• **EXERCISE DESCRIPTION**: Transcribe the listing exactly, leaving out every picture.

• **SUPPLIED MATERIAL**:
━━━━━━

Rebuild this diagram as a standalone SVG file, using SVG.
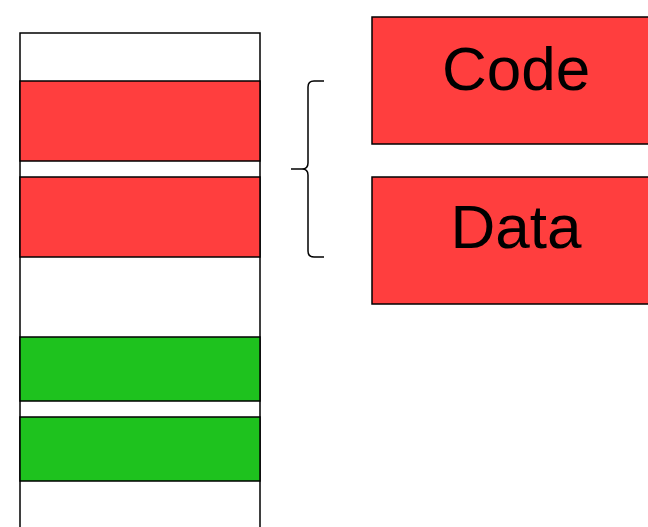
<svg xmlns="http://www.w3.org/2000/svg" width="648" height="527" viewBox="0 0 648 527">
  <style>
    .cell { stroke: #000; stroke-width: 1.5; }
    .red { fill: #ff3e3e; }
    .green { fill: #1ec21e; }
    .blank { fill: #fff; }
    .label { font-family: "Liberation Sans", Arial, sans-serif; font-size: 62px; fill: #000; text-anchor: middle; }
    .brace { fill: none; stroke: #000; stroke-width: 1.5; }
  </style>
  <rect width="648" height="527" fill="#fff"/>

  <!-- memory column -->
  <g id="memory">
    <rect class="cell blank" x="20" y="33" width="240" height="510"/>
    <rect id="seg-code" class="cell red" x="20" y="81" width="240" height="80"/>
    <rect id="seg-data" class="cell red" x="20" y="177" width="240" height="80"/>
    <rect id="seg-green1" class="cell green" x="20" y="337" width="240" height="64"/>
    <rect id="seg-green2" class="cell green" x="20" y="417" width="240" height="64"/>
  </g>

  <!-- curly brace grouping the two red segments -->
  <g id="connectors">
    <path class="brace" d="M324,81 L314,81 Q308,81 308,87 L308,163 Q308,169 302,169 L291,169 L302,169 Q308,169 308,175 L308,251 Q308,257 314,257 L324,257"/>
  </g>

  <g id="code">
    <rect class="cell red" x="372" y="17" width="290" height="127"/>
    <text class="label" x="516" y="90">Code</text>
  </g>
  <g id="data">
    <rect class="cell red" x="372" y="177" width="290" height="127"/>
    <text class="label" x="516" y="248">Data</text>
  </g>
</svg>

━━━━━━

• **ANSWER TO THIS PROBLEM**:
Rebuild this diagram as a standalone SVG file, using SVG.
<svg xmlns="http://www.w3.org/2000/svg" width="648" height="527" viewBox="0 0 648 527">
  <style>
    .cell { stroke: #000; stroke-width: 1.5; }
    .red { fill: #ff3e3e; }
    .green { fill: #1ec21e; }
    .blank { fill: #fff; }
    .label { font-family: "Liberation Sans", Arial, sans-serif; font-size: 62px; fill: #000; text-anchor: middle; }
    .brace { fill: none; stroke: #000; stroke-width: 1.5; }
  </style>
  <rect width="648" height="527" fill="#fff"/>

  <!-- memory column -->
  <g id="memory">
    <rect class="cell blank" x="20" y="33" width="240" height="510"/>
    <rect id="seg-code" class="cell red" x="20" y="81" width="240" height="80"/>
    <rect id="seg-data" class="cell red" x="20" y="177" width="240" height="80"/>
    <rect id="seg-green1" class="cell green" x="20" y="337" width="240" height="64"/>
    <rect id="seg-green2" class="cell green" x="20" y="417" width="240" height="64"/>
  </g>

  <!-- curly brace grouping the two red segments -->
  <g id="connectors">
    <path class="brace" d="M324,81 L314,81 Q308,81 308,87 L308,163 Q308,169 302,169 L291,169 L302,169 Q308,169 308,175 L308,251 Q308,257 314,257 L324,257"/>
  </g>

  <g id="code">
    <rect class="cell red" x="372" y="17" width="290" height="127"/>
    <text class="label" x="516" y="90">Code</text>
  </g>
  <g id="data">
    <rect class="cell red" x="372" y="177" width="290" height="127"/>
    <text class="label" x="516" y="248">Data</text>
  </g>
</svg>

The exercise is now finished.